The Wire is a story about people who are stuck, people who are trapped. Trapped in lives of crime, trapped in endless bureaucracies, trapped by their character flaws. We’ve all felt trapped before. But the gospel story is a story about becoming unstuck, about getting free from our traps. It’s a story about liberation.

This ominous, awkward meal that Jesus attends has all the stuckness and traps of D’Angelo’s meal. The culture Luke writes for is a culture of honor and shame that plays itself out at the table. There are seats at the table, some, the ones closest to the host, are seats of honor. Others, farther away from the host, are seats of shame.

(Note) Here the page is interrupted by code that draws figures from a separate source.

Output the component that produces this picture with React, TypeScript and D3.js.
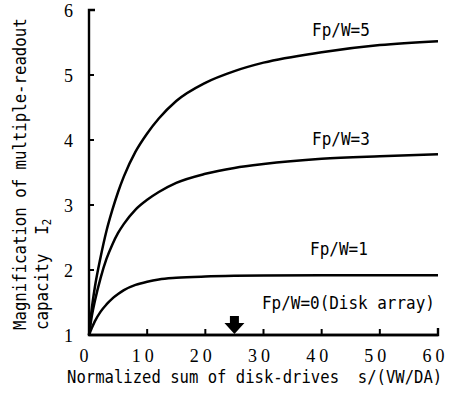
import React from 'react';
import * as d3 from 'd3';

// s/(VW/DA) sample points
const xs = [0, 0.5, 1, 2, 3, 4, 5, 6, 8, 10, 12, 15, 20, 25, 30, 40, 50, 60];
const fp5 = [1, 1.42, 1.73, 2.2, 2.6, 2.92, 3.2, 3.44, 3.82, 4.1, 4.33, 4.6, 4.88, 5.06, 5.19, 5.35, 5.46, 5.52];
const fp3 = [1, 1.3, 1.52, 1.88, 2.17, 2.39, 2.57, 2.71, 2.93, 3.08, 3.2, 3.34, 3.48, 3.57, 3.63, 3.71, 3.75, 3.78];
const fp1 = [1, 1.11, 1.21, 1.36, 1.47, 1.56, 1.63, 1.69, 1.77, 1.82, 1.855, 1.88, 1.9, 1.91, 1.915, 1.92, 1.92, 1.92];
const fp0 = [1, 1, 1, 1, 1, 1, 1, 1, 1, 1, 1, 1, 1, 1, 1, 1, 1, 1];

const xTicks = [0, 10, 20, 30, 40, 50, 60];
const yTicks = [1, 2, 3, 4, 5, 6];
const arrowAt = 25;

const W = 464;
const H = 394;

// monospace label, squeezed horizontally like the narrow original typeface
const Mono: React.FC<{ x: number; y: number; s: number; rot?: boolean; children: React.ReactNode }> = ({ x, y, s, rot, children }) => (
  <text
    transform={`translate(${x},${y})${rot ? ' rotate(-90)' : ''} scale(${s},1)`}
    fontFamily='"DejaVu Sans Mono", "Liberation Mono", monospace'
    fontSize={18}
    xmlSpace="preserve"
  >
    {children}
  </text>
);

const App: React.FC = () => {
  const x = d3.scaleLinear().domain([0, 60]).range([89, 438]);
  const y = d3.scaleLinear().domain([1, 6]).range([335, 10]);

  const line = d3.line<number>()
    .x((_, i) => x(xs[i]))
    .y(d => y(d))
    .curve(d3.curveMonotoneX);

  const series = [fp5, fp3, fp1, fp0];
  const serif = '"Liberation Serif", "DejaVu Serif", serif';

  const ax = x(arrowAt);
  const ay = y(1);

  return (
    <svg width={W} height={H} style={{ position: 'absolute', left: 0, top: 0, background: '#fff' }}>
      {/* axes */}
      <path d={`M${x(0) + 6},${y(6)} H${x(0)} V${y(1)} H${x(60)} V${y(1) - 7}`}
        fill="none" stroke="#000" strokeWidth={2.4} />
      {yTicks.slice(1, -1).map(t => (
        <line key={t} x1={x(0)} x2={x(0) + 5} y1={y(t)} y2={y(t)} stroke="#000" strokeWidth={2} />
      ))}
      {xTicks.slice(1, -1).map(t => (
        <line key={t} x1={x(t)} x2={x(t)} y1={y(1)} y2={y(1) - 6} stroke="#000" strokeWidth={2} />
      ))}

      {/* curves */}
      {series.map((s, i) => (
        <path key={i} d={line(s) || ''} fill="none" stroke="#000" strokeWidth={2.5} />
      ))}

      {/* arrow */}
      <path d={`M${ax - 4.5},${ay - 19} H${ax + 4.5} V${ay - 12} H${ax + 10} L${ax},${ay - 1} L${ax - 10},${ay - 12} H${ax - 4.5} Z`} fill="#000" />

      {/* tick labels */}
      {yTicks.map(t => (
        <text key={t} x={73} y={y(t) + 7} textAnchor="end" fontFamily={serif} fontSize={18}>{t}</text>
      ))}
      {xTicks.map(t => (
        <text key={t} x={x(t) - (t ? 2.5 : 5)} y={362} textAnchor="middle" fontFamily={serif} fontSize={18} letterSpacing={t ? 4 : 0}>{t}</text>
      ))}

      {/* curve labels */}
      <Mono x={312} y={36} s={0.89}>Fp/W=5</Mono>
      <Mono x={312} y={145} s={0.89}>Fp/W=3</Mono>
      <Mono x={310} y={255} s={0.89}>Fp/W=1</Mono>
      <Mono x={262} y={309} s={0.887}>Fp/W=0(Disk array)</Mono>

      {/* axis titles */}
      <Mono x={67} y={383} s={0.866}>Normalized sum of disk-drives  s/(VW/DA)</Mono>
      <Mono x={26} y={330} s={0.872} rot>Magnification of multiple-readout</Mono>
      <Mono x={48} y={330} s={0.88} rot>capacity  I<tspan fontSize={12} dy={3}>2</tspan></Mono>
    </svg>
  );
};

export default App;
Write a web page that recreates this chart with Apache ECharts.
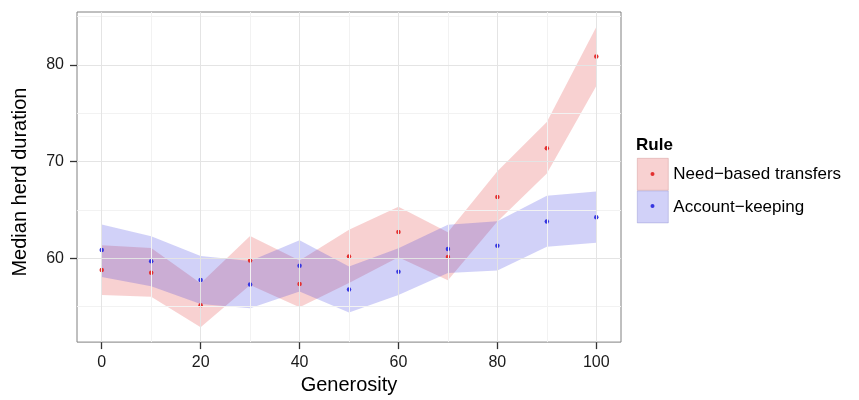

What Jesus says to the guests at this party is that they sit themselves in seats of shame. After all, how embarrassing it would be it a more important guest than you arrived later (and isn’t that what important guests do, arrive late?) and you were asked by your host to move to a seat of shame. And who knows? You might be asked to move up to the seat of honor. Isn’t it better to have someone else point out your awesomeness than to have to do it yourself?

This bit of advice is the kind of savvy wisdom you might expect in the ancient world, a kind of life hack for the honor/shame crowd. The guests probably hoped Jesus would say something like this – useful stuff from the local philosopher like Seven Habits for the Highly Successful Person in the Ancient World.

But it turns out Jesus is just building up to one of those giant reversals that Luke loves so much. The last shall be first, the first shall be last stuff that reveals the upside down world that Jesus preaches. Jesus advises the host to invite only those who have no ability to reciprocate. Instead of inviting social equals so that they can make deals or social inferiors who will then be indebted to the host, the guest list should be those who are outside of this world – the poor, the sick, in other words, the garbage people, the trash of this world.

This is ominous. In a world where who you invite brings you honor or shame, a dinner party full of the world’s trash has the power to make you trash as well. That’s scary. The kind of scary that turns into terror that turns into hate. These are words that can get you killed.

For us, we might be no less scared of this message. We don’t want the ickiness of the world’s trash on us. We don’t want to feel like garbage. But we’ve managed to domesticate this message into a kind of social service teaching: We should help the poor, because that’s a good and kind thing to do. There’s nothing critically wrong with this kind of thinking, but it once again turns us into the hosts who distribute gifts in order to gain honor and avoid shame.

We have tried, again and again, to create little fortresses for ourselves, to pretend that one part of us can prosper, while the other part suffers, and that won’t harm our humanity. But it’s a dead end. We cannot be fully human and treat other humans like garbage.

Jesus’ message is different. That great banquet, the one where Jesus says people will come from east and west, north and south, to taste the kingdom – that is the true expression of our full humanity.

At the Eucharist, we are told that we receive a foretaste of this heavenly banquet, an amuse bouche of the Kingdom of God. We model it, we practice it, by welcoming everyone to the table. This taste, this morsel, whets our appetite for the meal to come. We leave here hungry to experience more of it. And we fill ourselves by seeking out those who are not here, those who have not been welcomed, those who have been forgotten. Not because that’s a nice thing to do or because we need new membership, but because it’s the only way to live without fear, to live without shame. None of us, not one precious soul, is a piece of garbage.